**TASK DESCRIPTION**
Repeat, exactly and completely, the material that follows. Omit the pictures.

**RECORDED INFORMATION**
┌──

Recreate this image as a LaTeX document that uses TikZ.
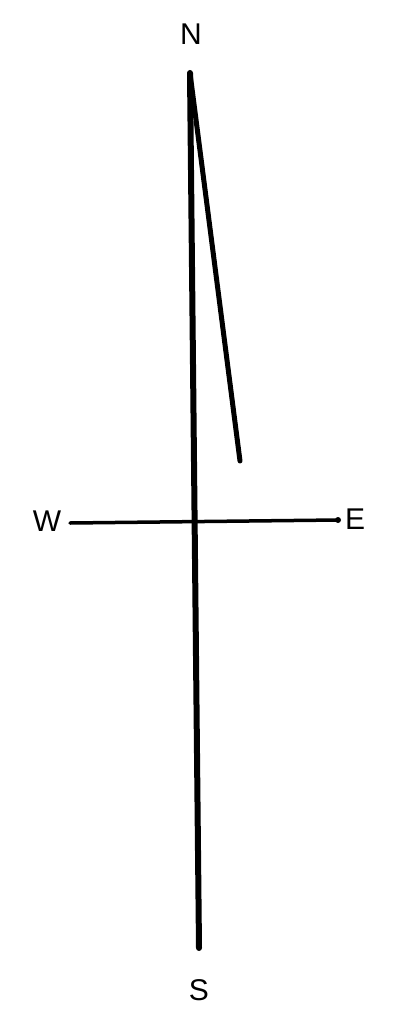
\documentclass[tikz,border=0pt]{standalone}
\usepackage{fontspec}
\setmainfont{Liberation Sans}
\begin{document}
\begin{tikzpicture}[x=1pt,y=-1pt,
  lbl/.style={font=\fontsize{30}{30}\selectfont, inner sep=0pt, anchor=center},
  axis/.style={line width=#1, line cap=round, draw=black}]
\useasboundingbox[fill=white] (0,0) rectangle (400,1014);
\node[lbl] (n) at (191,34) {N};
\node[lbl] (s) at (199,990) {S};
\node[lbl] (w) at (47,521) {W};
\node[lbl] (e) at (355,519) {E};
\coordinate (top) at (190,73);
\coordinate (bot) at (199,948);
\coordinate (wl) at (70,523);
\coordinate (er) at (338,520);
\coordinate (tip) at (240,461);
\draw[axis=6pt] (top) -- (bot);
\draw[axis=3.5pt] (wl) -- (er);
\fill (er) circle (3pt);
\draw[axis=5pt] (top) -- (tip);
\end{tikzpicture}
\end{document}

└──

**SOLUTION FOR THIS PROBLEM**
Recreate this image as a LaTeX document that uses TikZ.
\documentclass[tikz,border=0pt]{standalone}
\usepackage{fontspec}
\setmainfont{Liberation Sans}
\begin{document}
\begin{tikzpicture}[x=1pt,y=-1pt,
  lbl/.style={font=\fontsize{30}{30}\selectfont, inner sep=0pt, anchor=center},
  axis/.style={line width=#1, line cap=round, draw=black}]
\useasboundingbox[fill=white] (0,0) rectangle (400,1014);
\node[lbl] (n) at (191,34) {N};
\node[lbl] (s) at (199,990) {S};
\node[lbl] (w) at (47,521) {W};
\node[lbl] (e) at (355,519) {E};
\coordinate (top) at (190,73);
\coordinate (bot) at (199,948);
\coordinate (wl) at (70,523);
\coordinate (er) at (338,520);
\coordinate (tip) at (240,461);
\draw[axis=6pt] (top) -- (bot);
\draw[axis=3.5pt] (wl) -- (er);
\fill (er) circle (3pt);
\draw[axis=5pt] (top) -- (tip);
\end{tikzpicture}
\end{document}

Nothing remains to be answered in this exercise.